Boracay's ₱25,000 Rooms Are Built on Staff Sleeping Four to a Bunk
The island sells paradise at premium rates. The people making the beds are sharing them with three coworkers in cramped staff housing behind the resort walls.
Walk past the manicured pool decks of Station 1 and find the back gate. That's where the staff dorms are. Four to a room, sometimes six, bunk beds pressed against thin plywood walls, one bathroom shared between a dozen housekeepers who started their shifts at 5 AM.
The room they cleaned this morning costs ₱25,000 a night. Their monthly salary, in many cases, doesn't cover three of those nights.
The math nobody on the brochure wants to do
Boracay's hospitality wages sit at or near regional minimum, which in Western Visayas hovers around ₱450 a day for non-agricultural workers. Some five-star resorts pay slightly above. Most don't, especially for housekeeping, kitchen stewards, and groundskeepers hired through manpower agencies.
Service charge is supposed to fill the gap. Workers say it often doesn't show up the way the law promises, or it gets split with management ranks who already earn more. Pay slips disappear into deductions for uniforms, IDs, and the same staff housing that's making them sleep in shifts.
And housing is the trap. Rent on the island is brutal, even for a partition in D'Mall. Most workers come from Aklan, Antique, Iloilo, sometimes farther. The resort dorm isn't a perk. It's the only way the job is physically possible.
Built into the business model
This isn't a glitch in Boracay tourism. It's the structure. Premium rates require premium amenities, which require labor that has to be on-site, on-call, and cheap enough to keep margins fat for foreign and Manila-based ownership.
The 2018 rehabilitation closed the island for six months and promised a reset. Sewage got better. Worker conditions did not. The same agencies that supplied staff before the closure supplied them after, on the same contracts, with the same six-month renewals that keep workers permanently probationary and permanently disposable.

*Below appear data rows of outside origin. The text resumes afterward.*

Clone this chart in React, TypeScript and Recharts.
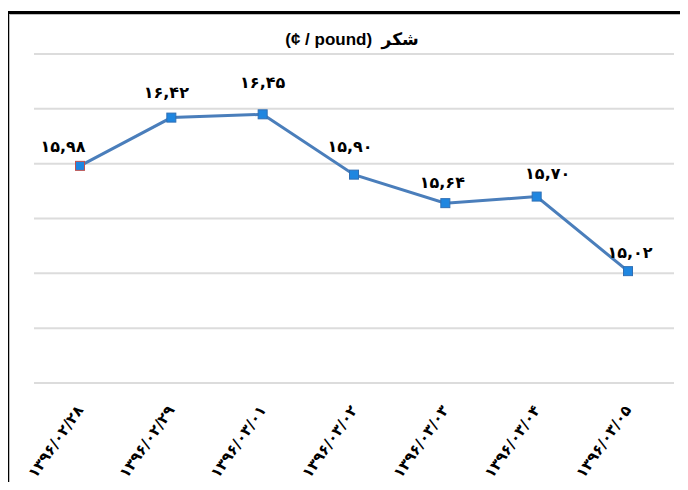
import React from "react";
import { LineChart, Line, XAxis, YAxis, CartesianGrid, LabelList } from "recharts";

const categories = [
  "۱۳۹۶/۰۲/۲۸",
  "۱۳۹۶/۰۲/۲۹",
  "۱۳۹۶/۰۳/۰۱",
  "۱۳۹۶/۰۳/۰۲",
  "۱۳۹۶/۰۳/۰۳",
  "۱۳۹۶/۰۳/۰۴",
  "۱۳۹۶/۰۳/۰۵",
];
const prices = [15.98, 16.42, 16.45, 15.9, 15.64, 15.7, 15.02];
const yTicks = [14, 14.5, 15, 15.5, 16, 16.5, 17];
const title = "(¢ / pound)  شکر";

// label offsets (dx, dy) relative to the point, as placed in the original
const labelOffsets: [number, number][] = [
  [-17, -20],
  [-5, -26],
  [0, -32],
  [-4, -29],
  [-3, -21],
  [11, -24],
  [2, -19],
];

const data = categories.map((c, i) => ({ date: c, price: prices[i] }));

const faDigits = "۰۱۲۳۴۵۶۷۸۹";
const toFa = (v: number) =>
  v
    .toFixed(2)
    .replace(".", ",")
    .replace(/[0-9]/g, (d) => faDigits[Number(d)]);

const Tick = (props: any) => {
  const { x, y, payload } = props;
  const ax = x + 4;
  const ay = y + 27;
  return (
    <text
      x={ax}
      y={ay}
      textAnchor="end"
      transform={`rotate(-55, ${ax}, ${ay})`}
      fontFamily="DejaVu Sans"
      fontWeight="bold"
      fontSize={15}
      letterSpacing={-0.5}
      fill="#000"
    >
      {payload.value}
    </text>
  );
};

const Dot = (props: any) => {
  const { cx, cy, index } = props;
  const s = 9;
  return (
    <rect
      key={`d${index}`}
      x={cx - s / 2}
      y={cy - s / 2}
      width={s}
      height={s}
      fill="#1f86e0"
      stroke={index === 0 ? "#c0504d" : "#2f6fb5"}
      strokeWidth={1}
    />
  );
};

const Label = (props: any) => {
  const { x, y, value, index } = props;
  const [dx, dy] = labelOffsets[index] || [0, -24];
  return (
    <text
      x={x + dx}
      y={y + dy + 6}
      textAnchor="middle"
      fontFamily="DejaVu Sans"
      fontWeight="bold"
      fontSize={16}
      letterSpacing={-0.8}
      fill="#000"
    >
      {toFa(value)}
    </text>
  );
};

export default function App() {
  return (
    <div
      style={{
        position: "relative",
        width: 688,
        height: 490,
        margin: -8,
        overflow: "hidden",
        background: "#fff",
      }}
    >
      <div
        style={{
          position: "absolute",
          left: 6,
          top: 11,
          width: 720,
          height: 520,
          borderLeft: "3px solid #000",
          borderTop: "3px solid #000",
          boxShadow: "inset 1px 1px 0 #bdbdbd",
        }}
      />
      <div
        style={{
          position: "absolute",
          left: 0,
          top: 30,
          width: 704,
          textAlign: "center",
          fontFamily: "'Liberation Sans', 'DejaVu Sans'",
          fontWeight: "bold",
          fontSize: 17,
          lineHeight: "20px",
          whiteSpace: "pre",
          color: "#000",
        }}
      >
        {title}
      </div>
      <div style={{ position: "absolute", left: 0, top: 0 }}>
        <LineChart
          width={688}
          height={490}
          data={data}
          margin={{ top: 54, right: 14, left: 34, bottom: 0 }}
        >
          <CartesianGrid
            vertical={false}
            stroke="#dcdcdc"
            strokeWidth={2}
          />
          <XAxis
            dataKey="date"
            axisLine={false}
            tickLine={false}
            tickSize={0}
            tickMargin={0}
            height={107}
            interval={0}
            padding={{ left: 46, right: 46 }}
            tick={<Tick />}
          />
          <YAxis hide domain={[14, 17]} ticks={yTicks} width={0} />
          <Line
            type="linear"
            dataKey="price"
            stroke="#4a7ebb"
            strokeWidth={3}
            dot={<Dot />}
            activeDot={false}
            isAnimationActive={false}
          >
            <LabelList dataKey="price" content={<Label />} />
          </Line>
        </LineChart>
      </div>
    </div>
  );
}
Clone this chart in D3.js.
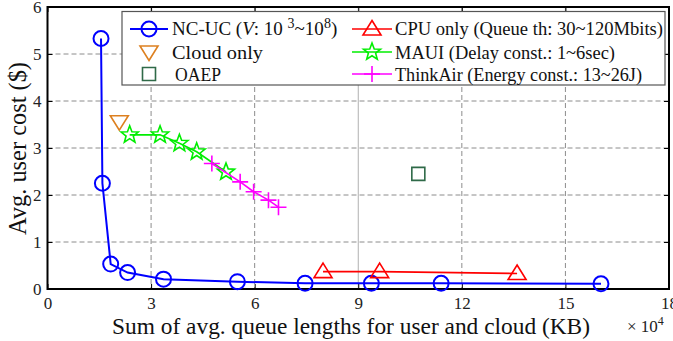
<!DOCTYPE html>
<html>
<head>
<meta charset="utf-8">
<script src="https://cdn.jsdelivr.net/npm/d3@7"></script>
<style>
  body { margin: 0; background: #fff; }
  .grid line { stroke: #8c8c8c; stroke-width: 1; stroke-dasharray: 5, 3; }
</style>
</head>
<body>
<svg width="673" height="341"></svg>
<script>
// data (x in 10^4 KB, y in $)
var ncucX = [1.55, 1.59, 1.83, 2.32, 3.36, 5.5, 7.46, 9.38, 11.4, 16.03];
var ncucY = [5.33, 2.25, 0.53, 0.35, 0.21, 0.155, 0.12, 0.12, 0.12, 0.11];
var cpuX = [7.98, 9.62, 13.6];
var cpuY = [0.37, 0.37, 0.33];
var cloudX = [2.08];
var cloudY = [3.56];
var mauiX = [2.38, 3.26, 3.82, 4.32, 5.17];
var mauiY = [3.28, 3.28, 3.1, 2.92, 2.49];
var thinkX = [4.76, 5.58, 5.97, 6.40, 6.69];
var thinkY = [2.67, 2.28, 2.07, 1.89, 1.74];
var oaepX = [10.74];
var oaepY = [2.45];

var xTicks = [0, 3, 6, 9, 12, 15, 18];
var yTicks = [0, 1, 2, 3, 4, 5, 6];

var plotL = 47.5, plotR = 669, plotT = 7, plotB = 289;
var serif = "Liberation Serif, Tinos, Times New Roman, Nimbus Roman, DejaVu Serif, serif";

var svg = d3.select("svg");

var x = d3.scaleLinear().domain([0, 18]).range([plotL, plotR]);
var y = d3.scaleLinear().domain([0, 6]).range([plotB, plotT]);

// grid
var grid = svg.append("g").attr("class", "grid");
grid.selectAll(".gx")
    .data(xTicks.slice(1, -1))
    .enter().append("line")
    .attr("x1", function(d) { return x(d); })
    .attr("x2", function(d) { return x(d); })
    .attr("y1", plotT)
    .attr("y2", plotB)
    .style("stroke-dasharray", function(d) { return d === 9 ? "none" : null; })
    .style("stroke", function(d) { return d === 9 ? "#b0b0b0" : null; });
grid.selectAll(".gy")
    .data(yTicks.slice(1, -1))
    .enter().append("line")
    .attr("x1", plotL)
    .attr("x2", plotR)
    .attr("y1", function(d) { return y(d); })
    .attr("y2", function(d) { return y(d); });

// axes with inward ticks
var fmt = d3.format("d");
var axB = svg.append("g")
    .attr("transform", "translate(0," + plotB + ")")
    .call(d3.axisBottom(x).tickValues(xTicks).tickFormat(fmt).tickSize(-5).tickPadding(8));
var axL = svg.append("g")
    .attr("transform", "translate(" + plotL + ",0)")
    .call(d3.axisLeft(y).tickValues(yTicks).tickFormat(fmt).tickSize(-5).tickPadding(6));
svg.append("g")
    .attr("transform", "translate(0," + plotT + ")")
    .call(d3.axisTop(x).tickValues(xTicks).tickSize(-5).tickFormat(""));
svg.append("g")
    .attr("transform", "translate(" + plotR + ",0)")
    .call(d3.axisRight(y).tickValues(yTicks).tickSize(-5).tickFormat(""));

svg.selectAll(".domain").remove();
svg.selectAll(".tick line").attr("stroke", "#000");
svg.selectAll("g").attr("font-family", serif).attr("font-size", 17);
svg.selectAll(".tick text").attr("fill", "#222");

svg.append("rect")
    .attr("x", plotL)
    .attr("y", plotT)
    .attr("width", plotR - plotL)
    .attr("height", plotB - plotT)
    .attr("fill", "none")
    .attr("stroke", "#000")
    .attr("stroke-width", 2);

// marker paths
function circlePath() { return d3.symbol().type(d3.symbolCircle).size(Math.PI * 7.5 * 7.5)(); }
function triUp() { return "M0,-8.5L9,6L-9,6Z"; }
function triDown() { return "M0,8.5L9,-6L-9,-6Z"; }
function plusPath() { return "M-8,0L8,0M0,-8L0,8"; }
function squarePath() { return "M-6.5,-6.5L6.5,-6.5L6.5,6.5L-6.5,6.5Z"; }
function starPath() {
    var p = [];
    for (var i = 0; i < 10; i++) {
        var r = i % 2 === 0 ? 9 : 3.8;
        var a = -Math.PI / 2 + i * Math.PI / 5;
        p.push([r * Math.cos(a), r * Math.sin(a)]);
    }
    return "M" + p.map(function(q) { return q[0].toFixed(2) + "," + q[1].toFixed(2); }).join("L") + "Z";
}

var line = d3.line()
    .x(function(d) { return x(d[0]); })
    .y(function(d) { return y(d[1]); });

function zip(xs, ys) { return xs.map(function(v, i) { return [v, ys[i]]; }); }

function series(xs, ys, color, width, marker, drawLine) {
    var pts = zip(xs, ys);
    var g = svg.append("g");
    if (drawLine) {
        g.append("path")
            .datum(pts)
            .attr("d", line)
            .attr("fill", "none")
            .attr("stroke", color)
            .attr("stroke-width", width);
    }
    g.selectAll(".m")
        .data(pts)
        .enter().append("path")
        .attr("transform", function(d) { return "translate(" + x(d[0]) + "," + y(d[1]) + ")"; })
        .attr("d", marker())
        .attr("fill", "none")
        .attr("stroke", color)
        .attr("stroke-width", width);
}

series(ncucX, ncucY, "#0000ff", 2, circlePath, true);
series(cpuX, cpuY, "#ff0000", 1.6, triUp, true);
series(cloudX, cloudY, "#dd8020", 1.6, triDown, false);
series(mauiX, mauiY, "#00ee00", 1.6, starPath, true);
series(thinkX, thinkY, "#ff00ff", 1.6, plusPath, true);
series(oaepX, oaepY, "#2f6a48", 1.6, squarePath, false);

// legend
var lg = svg.append("g");
lg.append("rect")
    .attr("x", 122)
    .attr("y", 11.5)
    .attr("width", 543)
    .attr("height", 73.5)
    .attr("fill", "#fff")
    .attr("stroke", "#555")
    .attr("stroke-width", 1.2);

var rowY = [29, 52, 74];
var legendItems = [
    { col: 0, row: 0, color: "#0000ff", w: 2, marker: circlePath, line: true },
    { col: 0, row: 1, color: "#dd8020", w: 1.6, marker: triDown, line: false },
    { col: 0, row: 2, color: "#2f6a48", w: 1.6, marker: squarePath, line: false },
    { col: 1, row: 0, color: "#ff0000", w: 1.6, marker: triUp, line: true },
    { col: 1, row: 1, color: "#00ee00", w: 1.6, marker: starPath, line: true },
    { col: 1, row: 2, color: "#ff00ff", w: 1.6, marker: plusPath, line: true }
];
var colX = [[130, 168], [352, 392]];
legendItems.forEach(function(it) {
    var x0 = colX[it.col][0], x1 = colX[it.col][1], cy = rowY[it.row];
    if (it.line) {
        lg.append("line")
            .attr("x1", x0).attr("x2", x1)
            .attr("y1", cy).attr("y2", cy)
            .attr("stroke", it.color)
            .attr("stroke-width", it.w);
    }
    lg.append("path")
        .attr("transform", "translate(" + (x0 + x1) / 2 + "," + cy + ")")
        .attr("d", it.marker())
        .attr("fill", "none")
        .attr("stroke", it.color)
        .attr("stroke-width", it.w);
});

function legendText(tx, ty, len) {
    var t = lg.append("text")
        .attr("x", tx)
        .attr("y", ty)
        .attr("font-size", 19)
        .attr("font-family", serif)
        .attr("fill", "#111");
    if (len) t.attr("textLength", len).attr("lengthAdjust", "spacingAndGlyphs");
    return t;
}
var t1 = legendText(172, 35);
t1.append("tspan").text("NC-UC (");
t1.append("tspan").attr("font-style", "italic").text("V");
t1.append("tspan").text(": 10 ");
t1.append("tspan").attr("dy", -7).attr("font-size", 14).text("3");
t1.append("tspan").attr("dy", 7).text("~10");
t1.append("tspan").attr("dy", -7).attr("font-size", 14).text("8");
t1.append("tspan").attr("dy", 7).text(")");
legendText(172, 59, 91).text("Cloud only");
legendText(175, 81, 46).text("OAEP");
legendText(395, 35, 268).text("CPU only (Queue th: 30~120Mbits)");
legendText(395, 59, 220).text("MAUI (Delay const.: 1~6sec)");
legendText(395, 81, 247).text("ThinkAir (Energy const.: 13~26J)");

// axis titles
svg.append("text")
    .attr("x", 112)
    .attr("y", 334)
    .attr("textLength", 478)
    .attr("lengthAdjust", "spacingAndGlyphs")
    .attr("font-size", 23)
    .attr("font-family", serif)
    .attr("fill", "#111")
    .text("Sum of avg. queue lengths for user and cloud (KB)");

svg.append("text")
    .attr("transform", "translate(26,235) rotate(-90)")
    .attr("textLength", 173)
    .attr("lengthAdjust", "spacingAndGlyphs")
    .attr("font-size", 26)
    .attr("font-family", serif)
    .attr("fill", "#111")
    .text("Avg. user cost ($)");

var ex = svg.append("text")
    .attr("x", 627)
    .attr("y", 332)
    .attr("font-size", 17)
    .attr("font-family", serif)
    .attr("fill", "#222");
ex.append("tspan").text("\u00d7 10");
ex.append("tspan").attr("dy", -7).attr("font-size", 12).text("4");
</script>
</body>
</html>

Ask about unionizing and watch the conversation end. Resort HR departments have long memories. So do the agencies. A housekeeper flagged as a troublemaker on one property quietly stops getting endorsed to others.
What the tourist doesn't see
The infinity pool photo on Instagram doesn't show the worker who scrubbed it at dawn before walking to a bunk bed she shares with a stranger from Kalibo. The ₱1,800 buffet doesn't itemize the dishwasher pulling double shifts because his agency contract counts split shifts as one workday.
Foreign guests tip in dollars and feel generous. The tip pool gets divided by 200 staff and taxed. What lands in the pay envelope is enough for load and a sachet of shampoo.
Boracay isn't going to stop selling itself as paradise. The rates will keep climbing. The next round of luxury developments is already breaking ground on the quieter side of the island, with staff housing planned at the same density as a college dormitory.
The bunk beds are getting more crowded. The contracts are getting shorter. The room rate on the website went up again last week.